Exhibit 3.1
AMENDMENT NO. 1 TO THE AMENDED AND RESTATED
BY-LAWS OF TECHTARGET, INC.
Section 7 of Article I of the Amended and Restated By-laws of TechTarget, Inc. (“By-laws”) is hereby amended by adding the following language indicated with double underlining and deleting the language indicated with strikethrough as follows:
SECTION 7. Action at Meeting. When a quorum is present at any meeting of stockholders, any matter before such meeting (other than an election of a director or directors) shall be decided by a majority of the votes properly cast for and against such matter, except where a larger different vote is required by law, by the Certificate or by these By-laws. Any election of directors by stockholders shall be determined by a plurality of the votes properly cast on the election of directors. In the event of a contested election, when a quorum is present, directors shall be elected by a plurality of the votes cast by the shares present in person or represented by proxy at the meeting and entitled to vote on the election of directors.

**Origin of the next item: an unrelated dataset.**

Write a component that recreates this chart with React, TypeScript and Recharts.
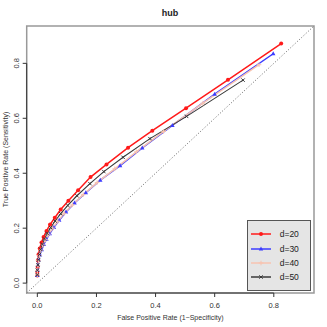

If directors are to be elected by a plurality vote, stockholders shall not be permitted to vote against a nominee. An election shall be a “contested election” if the number of nominees exceeds the number of directors to be elected at the meeting as of the tenth (10th) day preceding the date of the corporation’s first notice to stockholders of such meeting sent pursuant to Section 4 of Article I of these By-laws (the “Determination Date”); provided, however, that if, in accordance with Section 4 of Article I of these By-laws, stockholders are entitled to nominate persons for election as a director after the otherwise applicable Determination Date, the Determination Date shall instead be the last day on which stockholders are entitled to nominate persons for election as a director. Any election that is not a contested election shall be an uncontested election. In the event of an uncontested election, when a quorum is present a director nominee shall be elected if the number of votes cast “for” such director’s election exceeds the number of votes cast “against” that director’s election by the shares present in person or represented by proxy at the meeting and entitled to vote on the election of directors (with “abstentions” and “broker non-votes” not counted as a vote cast either “for” or “against” that director’s election). The Corporation shall not directly or indirectly vote any shares of its own stock; provided, however, that the Corporation may vote shares which it holds in a fiduciary capacity to the extent permitted by law.
This amendment to the By-laws is effective as of February 7, 2020.